__Exercise directions__. Pictures do not belong in the copy. Return all of the entries exactly.
━━━ Given data ━━━
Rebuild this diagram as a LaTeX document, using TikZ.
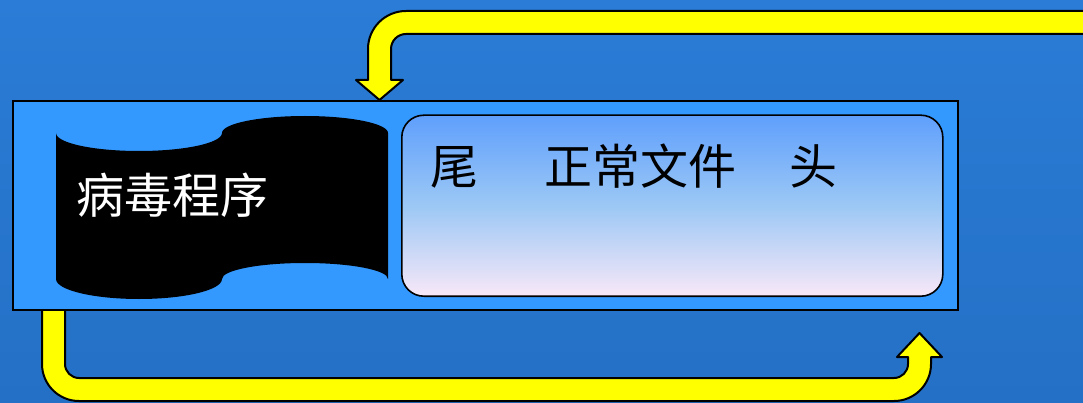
\documentclass[tikz,border=0pt]{standalone}
\usepackage{fontspec}
\newfontfamily\cjk{Noto Sans CJK SC}
\definecolor{bgtop}{RGB}{42,124,214}
\definecolor{bgbot}{RGB}{36,112,198}
\definecolor{panel}{RGB}{51,153,255}
\definecolor{arrowyellow}{RGB}{255,255,0}
\definecolor{gtop}{RGB}{95,159,252}
\definecolor{gmid}{RGB}{156,200,245}
\definecolor{gbot}{RGB}{248,232,248}
\tikzset{
  flowarrow/.style={fill=arrowyellow, draw=black, line width=2pt, line join=round},
  panelbox/.style={fill=panel, draw=black, line width=2pt},
  filebox/.style={draw=black, line width=1.6pt, top color=gtop, bottom color=gbot, middle color=gmid, rounded corners=22pt},
  banner/.style={fill=black},
  bigtext/.style={font=\cjk\fontsize{48}{50}\selectfont, inner sep=0pt, anchor=base}
}
\begin{document}
\begin{tikzpicture}[x=1pt,y=1pt]
\useasboundingbox (0,0) rectangle (1083,402);
\clip (0,0) rectangle (1083,402);
\shade[top color=bgtop, bottom color=bgbot] (0,0) rectangle (1083,402);
% top arrow (from right edge back to the panel)
\path[flowarrow] (1095,391) -- (406,391) arc[start angle=90, end angle=180, radius=38]
  -- (368,322) -- (356,322) -- (379.5,302) -- (403,322) -- (391,322) -- (391,353)
  arc[start angle=180, end angle=90, radius=15] -- (1095,368) -- cycle;
% bottom arrow
\path[flowarrow] (42,97) -- (42,38) arc[start angle=180, end angle=270, radius=37]
  -- (894,1) arc[start angle=270, end angle=360, radius=37]
  -- (931,45) -- (942,45) -- (919.5,69) -- (897,45) -- (908,45) -- (908,38)
  arc[start angle=0, end angle=-90, radius=14] -- (79,24)
  arc[start angle=270, end angle=180, radius=14] -- (65,97) -- cycle;
% panel
\node[panelbox, minimum width=945pt, minimum height=209pt, inner sep=0pt, anchor=south west] (panel) at (12,91) {};
% virus banner
\path[banner] (56,269) arc[start angle=180, end angle=360, x radius=83, y radius=18]
  arc[start angle=180, end angle=0, x radius=83, y radius=17]
  -- (388,123) arc[start angle=0, end angle=180, x radius=83, y radius=16]
  arc[start angle=0, end angle=-180, x radius=83, y radius=20] -- cycle;
\node[bigtext, text=white] (virus) at (172,189) {病毒程序};
% normal file
\node[filebox, minimum width=541pt, minimum height=181pt, inner sep=0pt, anchor=south west] (file) at (401,105) {};
\node[bigtext] (tail) at (454,218) {尾};
\node[bigtext] (body) at (640,218) {正常文件};
\node[bigtext] (head) at (813,218) {头};
\end{tikzpicture}
\end{document}
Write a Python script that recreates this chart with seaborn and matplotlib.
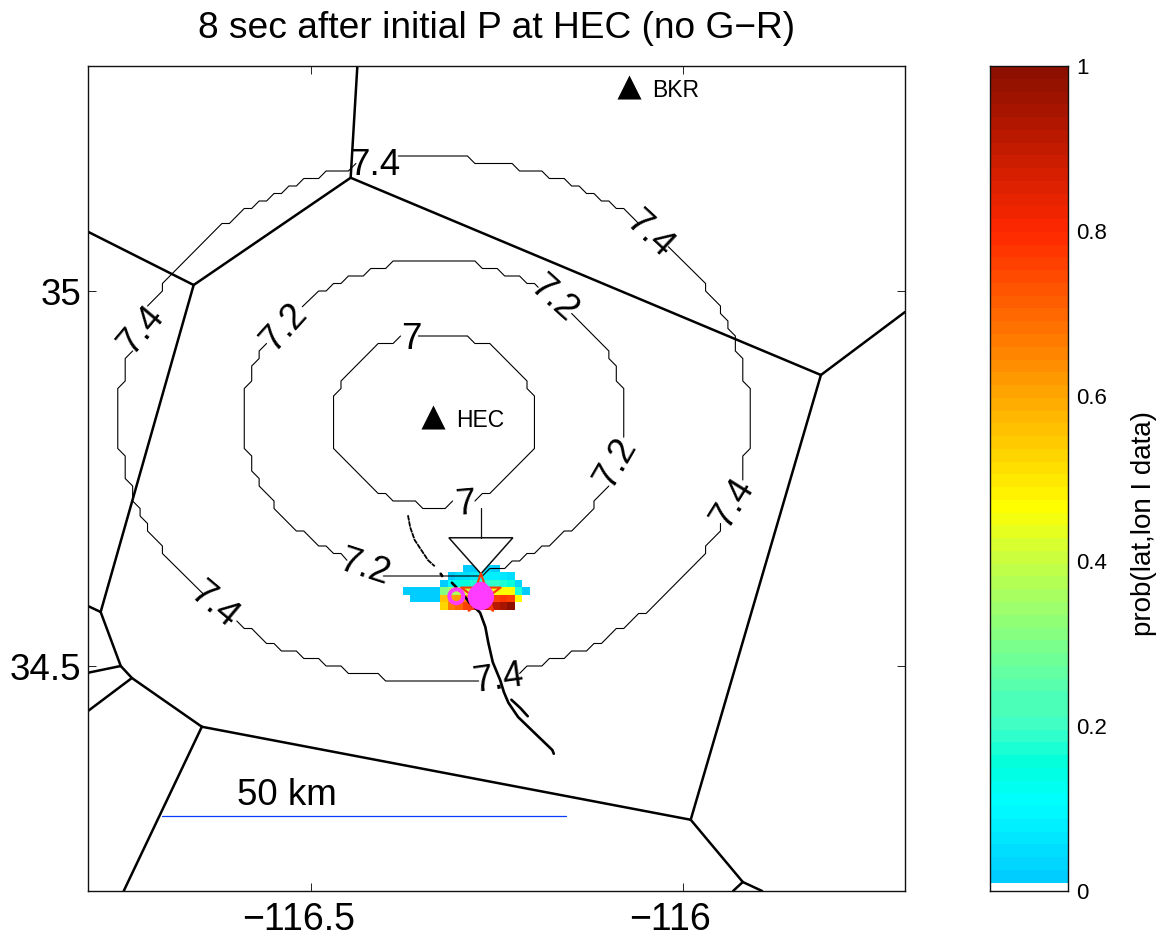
━━━
__Written solution__.
Rebuild this diagram as a LaTeX document, using TikZ.
\documentclass[tikz,border=0pt]{standalone}
\usepackage{fontspec}
\newfontfamily\cjk{Noto Sans CJK SC}
\definecolor{bgtop}{RGB}{42,124,214}
\definecolor{bgbot}{RGB}{36,112,198}
\definecolor{panel}{RGB}{51,153,255}
\definecolor{arrowyellow}{RGB}{255,255,0}
\definecolor{gtop}{RGB}{95,159,252}
\definecolor{gmid}{RGB}{156,200,245}
\definecolor{gbot}{RGB}{248,232,248}
\tikzset{
  flowarrow/.style={fill=arrowyellow, draw=black, line width=2pt, line join=round},
  panelbox/.style={fill=panel, draw=black, line width=2pt},
  filebox/.style={draw=black, line width=1.6pt, top color=gtop, bottom color=gbot, middle color=gmid, rounded corners=22pt},
  banner/.style={fill=black},
  bigtext/.style={font=\cjk\fontsize{48}{50}\selectfont, inner sep=0pt, anchor=base}
}
\begin{document}
\begin{tikzpicture}[x=1pt,y=1pt]
\useasboundingbox (0,0) rectangle (1083,402);
\clip (0,0) rectangle (1083,402);
\shade[top color=bgtop, bottom color=bgbot] (0,0) rectangle (1083,402);
% top arrow (from right edge back to the panel)
\path[flowarrow] (1095,391) -- (406,391) arc[start angle=90, end angle=180, radius=38]
  -- (368,322) -- (356,322) -- (379.5,302) -- (403,322) -- (391,322) -- (391,353)
  arc[start angle=180, end angle=90, radius=15] -- (1095,368) -- cycle;
% bottom arrow
\path[flowarrow] (42,97) -- (42,38) arc[start angle=180, end angle=270, radius=37]
  -- (894,1) arc[start angle=270, end angle=360, radius=37]
  -- (931,45) -- (942,45) -- (919.5,69) -- (897,45) -- (908,45) -- (908,38)
  arc[start angle=0, end angle=-90, radius=14] -- (79,24)
  arc[start angle=270, end angle=180, radius=14] -- (65,97) -- cycle;
% panel
\node[panelbox, minimum width=945pt, minimum height=209pt, inner sep=0pt, anchor=south west] (panel) at (12,91) {};
% virus banner
\path[banner] (56,269) arc[start angle=180, end angle=360, x radius=83, y radius=18]
  arc[start angle=180, end angle=0, x radius=83, y radius=17]
  -- (388,123) arc[start angle=0, end angle=180, x radius=83, y radius=16]
  arc[start angle=0, end angle=-180, x radius=83, y radius=20] -- cycle;
\node[bigtext, text=white] (virus) at (172,189) {病毒程序};
% normal file
\node[filebox, minimum width=541pt, minimum height=181pt, inner sep=0pt, anchor=south west] (file) at (401,105) {};
\node[bigtext] (tail) at (454,218) {尾};
\node[bigtext] (body) at (640,218) {正常文件};
\node[bigtext] (head) at (813,218) {头};
\end{tikzpicture}
\end{document}
Write a Python script that recreates this chart with seaborn and matplotlib.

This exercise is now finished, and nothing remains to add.